Desde este momento estuvo muy tranquila y sólo pareció ocuparse de muy pocas ideas que procuraba adquirir en el manuscrito que Guillermo tenía que leerle de tiempo en tiempo. No era visible la disminución de sus fuerzas, e inesperadamente, una mañana, al ir a visitarla, encontrola muerta Guillermo.

Dado el aprecio que había sentido por ella y la costumbre de vivir en su compañía, fuele muy dolorosa esta pérdida. Era la única persona entre los cómicos que realmente sentía afecto hacia él, y en la última temporada le había herido en gran modo la frialdad de Serlo. Apresurose, por tal motivo, a desempeñar la misión que le había sido confiada, y deseó alejarse durante algún tiempo. Por otra parte, esta partida era muy deseada por Melina, pues éste, por medio de una extensa correspondencia que sostenía, habíase entendido ya con un cantor y una cantante, que, provisionalmente, con sus intermedios musicales, debían preparar al público para la ópera futura. En esta forma debería ser disimulada en los primeros tiempos la pérdida de Aurelia y la ausencia de Guillermo, y nuestro amigo mostrose satisfecho de todo lo que le facilitaba el permiso para estar ausente algunas semanas.

Habíase formado una idea singularmente importante del mensaje que le había sido confiado. La muerte de su amiga lo había conmovido en lo profundo, y al verla desaparecer tan prematuramente de la escena era necesario que sintiera enemistad hacia aquel que le había abreviado la vida y le había hecho tan penosa su breve existencia.

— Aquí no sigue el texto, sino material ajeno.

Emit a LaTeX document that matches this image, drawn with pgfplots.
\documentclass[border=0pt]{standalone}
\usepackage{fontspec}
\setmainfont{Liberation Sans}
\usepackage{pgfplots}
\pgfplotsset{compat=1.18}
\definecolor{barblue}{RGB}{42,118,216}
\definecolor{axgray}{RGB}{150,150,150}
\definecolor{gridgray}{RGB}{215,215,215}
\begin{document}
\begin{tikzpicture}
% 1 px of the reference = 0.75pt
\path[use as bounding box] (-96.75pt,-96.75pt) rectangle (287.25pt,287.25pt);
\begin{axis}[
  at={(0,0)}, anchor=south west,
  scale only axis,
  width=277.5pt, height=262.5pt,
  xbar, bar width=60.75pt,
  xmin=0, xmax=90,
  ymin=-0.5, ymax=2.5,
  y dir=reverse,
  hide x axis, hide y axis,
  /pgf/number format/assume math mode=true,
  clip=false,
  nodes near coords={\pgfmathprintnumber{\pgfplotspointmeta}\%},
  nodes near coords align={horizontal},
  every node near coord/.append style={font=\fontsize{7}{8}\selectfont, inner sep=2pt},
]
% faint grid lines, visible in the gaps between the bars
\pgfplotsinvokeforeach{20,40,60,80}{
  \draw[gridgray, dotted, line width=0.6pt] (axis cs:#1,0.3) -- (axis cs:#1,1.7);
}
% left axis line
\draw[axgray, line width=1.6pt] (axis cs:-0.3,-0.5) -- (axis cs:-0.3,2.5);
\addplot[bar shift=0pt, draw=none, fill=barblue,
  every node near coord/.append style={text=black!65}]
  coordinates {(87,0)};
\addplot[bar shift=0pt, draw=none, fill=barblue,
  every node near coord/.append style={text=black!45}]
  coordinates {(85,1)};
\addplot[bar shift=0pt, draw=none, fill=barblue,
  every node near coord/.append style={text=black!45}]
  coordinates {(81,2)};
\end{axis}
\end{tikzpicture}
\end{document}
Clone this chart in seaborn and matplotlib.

A pesar de las últimas palabras de dulzura de la moribunda, proponíase pronunciar un severo juicio sobre el infiel amigo al presentarle la carta, y como no quería confiarse en un casual estado de ánimo, imaginó un discurso, que, al redactarlo, resultó quizá más patético de lo que fuera conveniente. Así que estuvo plenamente convencido de que estaban bien compuestas aquellas frases, aprendiéndoselas de memoria, hizo las disposiciones para el viaje. Mignon hallábase presente mientras hacía sus maletas, y le preguntó si iba a ir hacia el Sur o hacia el Norte, y al saber que se encaminaría hacia este último punto, exclamó:

-Pues prefiero esperarte aquí.

Le pidió el collar de perlas de Mariana, cosa que no pudo él negar a la querida criatura; el pañuelo lo tenía ya desde hacía tiempo. En cambio, metiole en el saco de viaje el velo del espectro, aunque él le dijera que aquel tul no podía servirle para nada.

Melina se encargó de la administración, y su mujer prometió ocuparse con mirada maternal de los niños, de los que sólo de mala gana se separaba Guillermo. Félix estaba muy contento al despedirse, y cuando le preguntó qué quería que le trajera, el niño respondió:

-Oye; tráeme un padre.

Mignon cogió la mano del viajero, y poniéndose en las puntas de los pies imprimió en sus labios un beso cordial y vivo, aunque sin ternura, diciendo:

-Meister, no te olvides de nosotros, y vuelve pronto.

Y de este modo, dejemos que nuestro amigo comience su viaje en medio de mil ideas y sentimientos, y mostremos aquí como final una poesía que Mignon había recitado con gran expresión algunas veces, y que la urgencia de tantos y tan singulares acontecimientos impidió que antes de ahora fuera comunicada:

No me mandes hablar, mándame que calle, pues el secreto es un deber para mí; desearía mostrarte el fondo de mi alma, pero el destino no lo quiere.

El sol, en su carrera, a la hora debida, expulsa a la obscura noche y tienen que iluminarse las tinieblas; la dura roca abre su seno y no le niega a la tierra los profundos manantiales que se esconden en ella; cada cual busca reposo en los brazos de su amigo y allí su corazón puede derramarse en quejas; pero un juramento me sella los labios y sólo un dios sería capaz de hacérmelos abrir.